My current favorites on AWS, in no particular order:
1. IAM and policies. I’m not convinced that anyone knows how IAM rules and policy rules interact. There’s a flow chart that appears to be incomplete. There is not obviously a complete enough spec that one could, say, write a test suite to confirm that the actual behavior follows the spec. LLMs, of course, don’t know either because the training data does not exist.
2. Utter nonsense pricing. The cost of listing an S3 bucket goes up by an order of magnitude if you set the default storage class to archive despite this having nothing whatsoever to do with the operation in question. (But GCS adds two orders of magnitude for the same offense.) Conclusion: NEVER EVER set your default storage class to an archive tier.
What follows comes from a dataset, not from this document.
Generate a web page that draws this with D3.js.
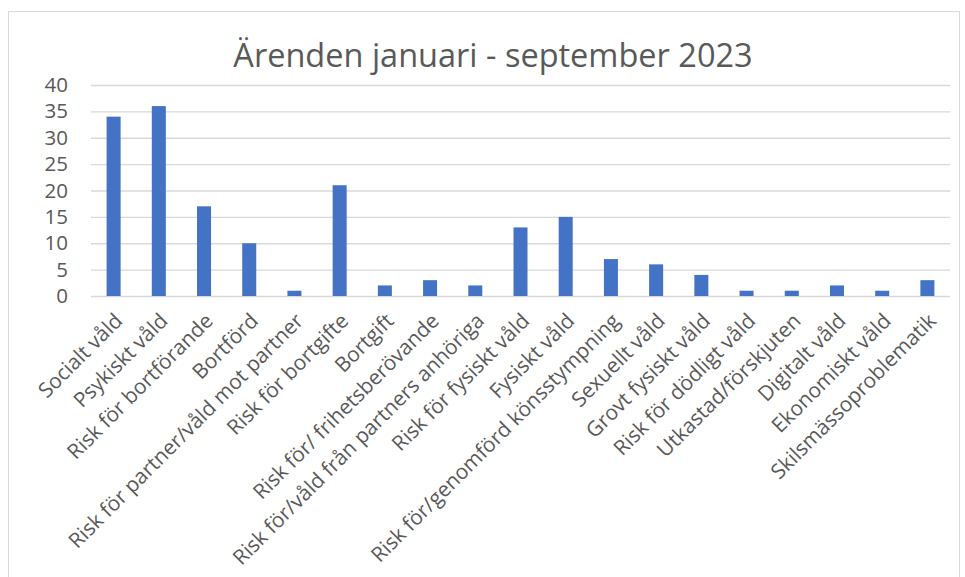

3. Boto. It’s an Unbelievable Piece Of Crap. It’s not a library at all — it’s a meta-library that generates itself at runtime because someone had fun doing that and because Python didn’t stop them. Python type checkers, of course, just give up. And Boto is, um, a community project that AWS claims not to care about. Which is, of course, why its maintainers refused to fix an interop bug with GCS (I fully documented the entire bug for them, and the fix would have been the removal of a bit of pointless code).
4. Egress pricing. And the way it multiplies if you use any advanced VPC features. Why on Earth is it cheaper to sent an object to S3 from my own machine than to send the same object to the same endpoint from within a different AWS region nearby?
5. Authentication. It’s so bad that they invented Identity Center to try to unsuck it. But if you use Identity Center you get logged out even while actively using the console, and you get a helpful link to the WRONG PLACE to sign back in. Because of course core AWS isn’t even aware that Identity Center exists.
I don’t even use AWS very much. I’m sure I would fall in love with more of it if I did.